Leading the Way on Lead Pipe Replacements

Funding on tap for drinking water improvements

A major infrastructure proposal and changes to environmental regulations are targeting lead pipes and service lines that supply drinking water to an estimated 6 to 10 million homes.

The Biden Administration took aim at the lead pipe water supply infrastructure in the $2.7 trillion American Jobs Plan, which calls for the replacement of 100 percent of the nation’s lead pipes and service lines.

According to a White House news release, “To eliminate all lead pipes and service lines in the country, he is calling on Congress to invest $45 billion in the Environmental Protection Agency’s Drinking Water State Revolving Fund and in Water Infrastructure Improvements for the Nation Act grants.”

The proposed plan – using the EPA Drinking Water State Revolving Fund and Water Infrastructure Improvements for the Nation Act grants – would help modernize the country’s water infrastructure, improve drinking water quality, and protect children from exposure to lead. In a Bloomberg Law story, John Rumpler of Environment America’s Clean Water Program said the proposal was “the single greatest step we’ve seen this century to reverse lead contamination of our drinking water.”

Replacing lead pipes with safer plastic pipes is a costly and time-consuming process for even small municipalities.

The replacement of lead pipes is also a major component of the still-in-progress Revised Lead and Copper Rule. The U.S. Environmental Protection Agency announced a delay of the new rule in March 2021. That action put on hold the rule change published in December 2020 that would have required lead pipe replacements at a rate of three percent per year (down from 7 percent in the older version of the Lead and Copper Rule).

The EPA has asked for further public comment on the Revised Lead and Copper Rule and scheduled public listening sessions in April and May.

A major part of replacing lead pipes will be locating the lines. As it is currently written, the Revised Lead and Copper Rule would require water systems to prepare an inventory of lead service line materials, and to make it publicly available.

A fact-checking story by Kiannah Sepeda-Miller of the Better Government Association in the Chicago Sun-Times investigated claims about the number of lead pipes in the Chicago area. The researcher did find that a significant percentage of lead pipes were located in Chicagoland, but also that data was limited on the number and location of lead service lines nationwide.

The story quoted Maura Allaire, an assistant professor at the University of California, Irvine: “The vast majority of cities don’t know exactly how many lead service lines exist or where they are located.”
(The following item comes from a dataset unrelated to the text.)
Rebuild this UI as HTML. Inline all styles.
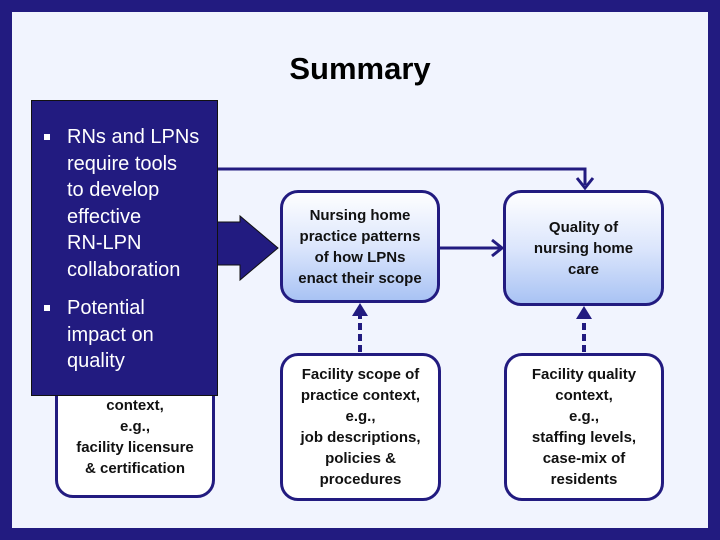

Firms and utilities would need to gear up to meet this regulatory requirement when the Revised Lead and Copper Rule goes into effect. A post by Ben Miller in Government Technology describes new compliance solutions and software from the company 120Water, which is also offering a Revised Lead and Copper Rule Compliance Assessment.

“How many lead water pipes are there in the U.S.? Nobody knows — but we’re about to get a pretty good idea,” GovTech says. “The nation’s water utilities have three years to do something most of them haven’t done before: inventory their lead pipes. Doing so will take a lot of work, so one startup is offering tools to help organize the effort.”

Replacing lead pipes will involve coordination with homeowners to update the piping to their own properties. (Source: City of Chicago, LSLR Plan)

IMS expects to see more projects related to the Revised Lead and Copper Rule and federal proposals that would provide billions of dollars to fund the testing of water supplies, locating/mapping lead pipe infrastructure, and engineering services for waterline replacements. IMS provides daily leads of current RFPs/RFQs and tracks upcoming projects with Advance Notices for its architectural, engineering, and consulting clients. Some recent projects related to lead and copper in the water system include:

* The City of New London, Conn., released an RFQ in April 2021 for engineering, planning, and construction oversight services for the Lead Service Line Replacement Program (IMS 567515).

* In North Carolina, the Fayetteville Public Works Commission released an RFQ in March 2021 for engineering services to comply with the Revised Lead and Copper Rule. The project was scheduled to include a service lateral material inventory, a lead service lateral replacement plan, a monitoring plan, and corrosion control (IMS 562854).

* The City of Saginaw, Mich., issued an RFP in February 2021 for a consultant to provide testing of drinking water for the Lead and Copper Rule (IMS 554114).

* In Ohio, the City of Cincinnati and Greater Cincinnati Water Works released an RFP in January 2021 for engineering services for a corrosion control treatment evaluation to ensure compliance with the Lead and Copper Rule (IMS 548981).

* The State of Michigan’s Department of Environment, Great Lakes, and Energy released an RFP in January 2021 for advice and technical assistance for corrosion control activities across the state, including corrosion control testing related to solubility of lead and copper (IMS 540708-1).

Your standard home can have multiple different sources for lead and copper contamination, which makes mitigation all the more difficult. (Source: The EPA)

The debate continues on the Biden Administration’s infrastructure proposal and the final language of the EPA’s Revised Lead and Copper Rule. That debate, however, shows that addressing lead contamination is a national priority. The expertise of the A/E/C community will be needed in the coming years to support the testing, planning, and design for these critical water infrastructure improvements.